The result is below market expectations, which saw potential for expansion with greater interest from farmers in the policies, according to Toyama.
The exhaustion of the PSR budget, even if later than usual, slowed down a possible stronger recovery of the market. Almost R$890 million was invested after cuts and freezes, the lowest amount since 2020, without considering R$210.8 million that will start to be released for policies in Rio Grande do Sul.
In an official letter sent to the Ministries of Agriculture, Finance, and Planning and Budget at the end of October, the FenSeg committee demanded the release of R$52.9 million from the PSR budget and requested a supplement of R$197.8 million to meet the stock of policies still without subsidies and the estimated demand until the end of the year.
The request has little chance of succeeding at a time when discussions are being held about cutting government spending. The Secretary of Agricultural Policy at the Ministry of Agriculture, Guilherme Campos, says that, despite the appeal of climate change, competing for the budget with other areas has become more difficult.
“The problem is that the resource is very small. It helps, but it doesn’t solve anything. But we are looking at the government’s cash flow situation, it’s just a case of cutting back,” he says. According to him, there is a commitment to return the R$52.8 million blocked throughout the year to the Ministry’s coffers by December.
The situation has alerted insurers to the upcoming winter harvest, which involves greater climate risk, in 2025. Demand for policies is accelerating, but there are uncertainties about the budget for next year.

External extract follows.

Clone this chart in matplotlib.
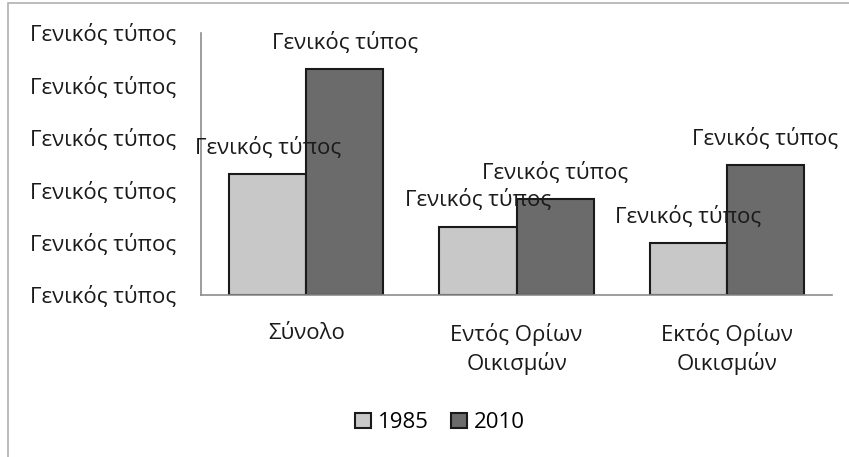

The 2025 budget bill provides R$1.06 billion for the PSR. The sharp increase in the rates of the Agricultural Activity Guarantee Program (Proagro) may force the public to migrate to rural insurance and increase competition for funds, assesses Toyama, from FenSeg. The scenario should be one of scarcity of resources, especially for the winter harvest.
“This affects the entire situation. If there is no very clear proposal, either the producer is left without insurance, compromises the margin and buys with a rate of 20% to 30% in Proagro or buys insurance between 10% and 15%. If there is no subsidy, it reduces the technological level of the crop, which impacts productivity”, says Toyama.
“We are working to raise awareness in the government about the need to increase the allocation to at least R$2 billion, but we still do not have a positive response regarding this demand”, says Esteves Colnago, director of institutional relations at CNseg.
What is worrying is that, even with this increase in insurance take-up, the country is at the same levels seen a decade ago and far from the peak seen in 2021, says James Hodge, director of agribusiness and construction at brokerage WTW. “There is still little uptake in rural insurance if we consider that between 10% and 15% of producers are insured”, he says.
This year, Hodge noticed specific increases in interest in rural products after the fires in August and September. “We had peaks in demand for citrus, for example, and a search because of the drought”, he reports. But with the prospect of the arrival of La Niña and increased rainfall, interest has returned to normal levels, he says.